BraiNIX Source ↗
x86-64 · Rust no_std · capability-based microkernel

Security that is structural, not secret.

BraiNIX is a capability-based, security-first microkernel written end to end in Rust. Every guarantee is enforced by the design — the capability model, the type system, or a machine-checked proof. Nothing rests on an attacker not knowing something.

live boot: kernel → userspace shell verified under QEMU per-process page tables (KPTI) W^X everywhere synchronous rendezvous IPC
01

First principles

These decide every tradeoff. When they conflict with convenience, convenience loses.

P-01

Least authority

Nothing holds a capability it does not need, and no capability is ambient. Authority is named, granted, and revocable.

P-02

Fail closed

Absence of an explicit grant is denial. An error path that cannot prove safety denies the operation.

P-03

Structure over secrecy

Security is a property of the design, enforced by the capability model, the type system, or a machine-checked proof — never by what an attacker doesn’t know.

P-04

Minimize & name the trust

The set of components that can violate security is small, written down, and justified. Anything outside it is treated as hostile.

P-05

Every claim is falsifiable

A property that is asserted but not checked does not count as enforced. If it isn’t verified, it isn’t a guarantee.

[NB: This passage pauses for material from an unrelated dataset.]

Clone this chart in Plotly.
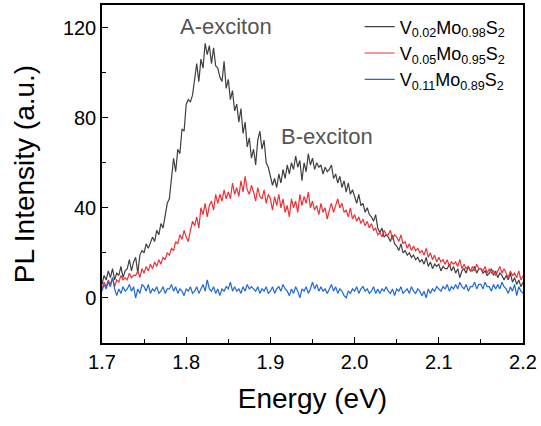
import numpy as np
import plotly.graph_objects as go

# Energy grid (eV)
energy = np.round(np.arange(0, 201) * 0.0025 + 1.7, 4)

v002 = [6, 10, 8, 12, 9, 13, 8, 11, 10, 14, 9, 12, 13, 17, 12, 16,
        18, 11, 19, 21, 20, 24, 22, 25, 27, 25, 30, 28, 33, 31, 37, 42,
        44, 52, 62, 56, 66, 64, 75, 74, 86, 88, 87, 90, 98, 104, 96, 106,
        102, 113, 108, 112, 104, 111, 103, 102, 98, 96, 105, 93, 97, 88, 92, 83,
        86, 78, 84, 73, 78, 67, 71, 62, 66, 59, 70, 74, 66, 70, 60, 58,
        54, 50, 53, 49, 55, 51, 57, 53, 59, 55, 60, 57, 63, 58, 61, 52,
        60, 56, 64, 59, 62, 57, 60, 58, 59, 55, 58, 56, 57, 59, 53, 55,
        51, 54, 49, 52, 47, 51, 46, 48, 45, 42, 46, 41, 42, 38, 40, 37,
        36, 34, 37, 31, 29, 31, 27, 28, 27, 25, 28, 24, 23, 21, 24, 20,
        21, 19, 20, 18, 19, 17, 18, 16, 17, 15, 18, 14, 16, 13, 15, 14,
        15, 12, 14, 13, 13, 15, 12, 14, 11, 13, 9, 12, 13, 11, 14, 12,
        12, 14, 11, 13, 13, 11, 12, 10, 11, 13, 10, 12, 9, 11, 10, 8,
        10, 8, 11, 7, 9, 6, 8, 5, 7]

v005 = [4, 7, 5, 8, 6, 9, 5, 8, 7, 10, 8, 9, 8, 11, 9, 10,
        10, 12, 9, 13, 11, 14, 12, 15, 13, 16, 14, 17, 15, 18, 17, 20,
        19, 22, 21, 25, 24, 28, 26, 30, 27, 25, 30, 34, 32, 36, 31, 40,
        37, 42, 36, 41, 43, 39, 46, 42, 46, 43, 48, 44, 47, 44, 51, 46,
        49, 45, 52, 47, 54, 48, 46, 50, 47, 43, 49, 45, 44, 48, 42, 46,
        44, 39, 45, 41, 46, 40, 44, 38, 41, 36, 44, 40, 43, 38, 46, 41,
        45, 42, 47, 40, 43, 39, 41, 37, 42, 38, 40, 35, 39, 42, 38, 41,
        44, 40, 42, 38, 39, 36, 40, 35, 37, 34, 36, 33, 35, 32, 34, 31,
        33, 30, 31, 28, 29, 27, 30, 28, 28, 30, 26, 28, 27, 25, 28, 24,
        25, 22, 24, 21, 23, 21, 22, 20, 21, 19, 22, 18, 20, 17, 19, 16,
        18, 16, 17, 15, 17, 14, 16, 15, 16, 14, 17, 13, 15, 13, 14, 12,
        14, 12, 15, 13, 13, 12, 14, 11, 13, 11, 12, 10, 12, 14, 11, 13,
        11, 9, 12, 10, 11, 9, 12, 8, 10]

v011 = [3, 6, 4, 7, 5, 9, 4, 1, 4, 2, 5, 3, 4, 6, 3, 5,
        0, 4, 2, 6, 5, 3, 6, 2, 4, 3, 5, 2, 3, 5, 2, 4,
        4, 6, 3, 5, 2, 4, 3, 1, 4, 3, 5, 2, 3, 5, 2, 4,
        6, 3, 8, 4, 3, 5, 2, 4, 1, 4, 3, 5, 4, 7, 3, 5,
        3, 4, 2, 5, 3, 6, 4, 5, 4, 3, 5, 2, 4, 3, 5, 2,
        3, 5, 2, 4, 5, 3, 6, 4, 3, 1, 4, 2, 5, 3, 0, 4,
        3, 5, 2, 4, 7, 4, 6, 3, 5, 3, 4, 2, 4, 6, 3, 5,
        2, 4, 3, 1, 0, 3, 2, 4, 3, 5, 2, 4, 5, 3, 4, 2,
        3, 5, 2, 4, 2, 4, 3, 5, 3, 2, 4, 1, 4, 3, 5, 2,
        3, 4, 2, 5, 3, 2, 4, 3, 1, 3, 0, 4, 2, 4, 3, 5,
        4, 3, 5, 4, 6, 3, 5, 4, 6, 4, 7, 5, 4, 6, 3, 5,
        5, 7, 4, 6, 6, 4, 7, 5, 5, 3, 6, 4, 6, 4, 7, 5,
        4, 2, 5, 3, 6, 1, 5, 3, 2]

series_names = ["V<sub>0.02</sub>Mo<sub>0.98</sub>S<sub>2</sub>",
                "V<sub>0.05</sub>Mo<sub>0.95</sub>S<sub>2</sub>",
                "V<sub>0.11</sub>Mo<sub>0.89</sub>S<sub>2</sub>"]
series_colors = ["#404040", "#e8333b", "#1c68d6"]

x_ticks = [1.7, 1.8, 1.9, 2.0, 2.1, 2.2]
y_ticks = [0, 40, 80, 120]

annotations_text = ["A-exciton", "B-exciton"]
annotations_x = [1.8475, 1.9668]
annotations_y = [120.4, 71.6]

FONT = "Liberation Sans, Arial, sans-serif"

fig = go.Figure()
for name, vals, col in zip(series_names, [v002, v005, v011], series_colors):
    fig.add_trace(go.Scatter(x=energy, y=vals, mode="lines", name=name,
                             line=dict(color=col, width=1.2)))

for t, ax, ay in zip(annotations_text, annotations_x, annotations_y):
    fig.add_annotation(x=ax, y=ay, text=t, showarrow=False,
                       font=dict(family=FONT, size=22, color="#555555"),
                       xanchor="center", yanchor="middle")

axis_common = dict(showline=True, mirror=True, linecolor="black", linewidth=1.5,
                   ticks="inside", ticklen=6, tickwidth=1.2, tickcolor="black",
                   showgrid=False, zeroline=False, automargin=False,
                   tickfont=dict(family=FONT, size=20, color="black"))

fig.update_xaxes(range=[1.7, 2.2], tickvals=x_ticks, tickformat=".1f",
                 minor=dict(ticks="inside", ticklen=4, dtick=0.05, tick0=1.7,
                            tickcolor="black", tickwidth=1.2),
                 title=dict(text="Energy (eV)", font=dict(family=FONT, size=28, color="black"),
                            standoff=17),
                 **axis_common)
fig.update_yaxes(range=[-20, 130], tickvals=y_ticks,
                 minor=dict(ticks="inside", ticklen=4, dtick=20, tick0=0,
                            tickcolor="black", tickwidth=1.2),
                 title=dict(text="PL Intensity (a.u.)", font=dict(family=FONT, size=28, color="black"),
                            standoff=20),
                 **axis_common)

fig.update_layout(
    width=541, height=426,
    margin=dict(l=102, r=18, t=5, b=83, autoexpand=False),
    paper_bgcolor="white", plot_bgcolor="white",
    font=dict(family=FONT),
    legend=dict(x=0.612, y=0.99, xanchor="left", yanchor="top",
                bgcolor="rgba(0,0,0,0)", borderwidth=0,
                font=dict(family=FONT, size=18, color="black"),
                itemwidth=30, tracegroupgap=0),
    showlegend=True,
)

fig.write_html("out.html", config={"displayModeBar": False},
               post_script="document.body.style.margin='0';document.body.style.padding='0';")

Convenience is not a principle. It never wins a tie.

02

The contract

Each invariant is named, documented, and individually checkable. Asserted is not enforced.

INV-AUTH

No ambient authority. Every server’s capability set is frozen at launch, and capabilities are unforgeable typed tokens.

INV-MEM

W^X holds for every page, always. No dynamic kernel heap — fixed-size pool allocators only. Per-process page tables (KPTI).

INV-IPC

Inter-process communication is synchronous rendezvous only. No shared-memory IPC and no async queues exist in tree.

INV-BOOT

Every release is measured into the TPM, reproducibly built, and Ed25519-signed — with predicted PCRs published before the artifact ships.

INV-AUDIT

The observe-only auditor reports and nothing else. It holds no spawn, kernel-mutation, or network capability — its compromise costs visibility, never privilege.

INV-ASSIST

Any assistance layer acts only after explicit per-action consent on the trusted console, reached through capability-mediated IPC. A tenant, never a trusted authority.

03

Architecture

The smallest possible ring-0 surface. Everything else is an isolated, bounded userspace process.

x86-64
target
Rust no_std
end to end
W^X
global
KPTI
per process
RDRAND
required
no KASLR
by design

Microkernel core

Drivers, filesystem, and the network stack all run in userspace. Ring 0 holds only what cannot live anywhere else.

Capability-mediated everything

No ambient authority. Every resource is reached through an unforgeable, typed, bounded, revocable token.

KPTI & W^X, structurally

The kernel is never mapped in user page tables. No page is ever simultaneously writable and executable — anywhere.

Decomposed network stack

Link, IP, and transport run as three separate isolated servers, chained only by synchronous IPC. Containment is the default.

One server per device

Each hardware device gets its own isolated server with a bounded capability set. A driver compromise stays local.

Measured, reproducible boot

Bootloader through kernel is measured into the TPM and Ed25519-signed, reproducibly built from source the project owns.

04

Hard lines

Do not cross without explicit sign-off. These are not preferences.

// invariants enforced at the boundary
  • No ambient authority anywhere. Capability sets are frozen at launch.
  • W^X enforced globally and structurally. No page is ever writable and executable.
  • Synchronous rendezvous IPC only. No shared memory, no async queues.
  • No dynamic kernel heap. Fixed-size pool allocators only.
  • The dependency closure only ever shrinks toward zero external code.
  • No path to security depends on attacker ignorance.

Non-goals: POSIX compatibility · dynamic loading · ambient authority · network egress without an explicit grant · telemetry or phone-home of any kind · and any security argument that rests on obscurity.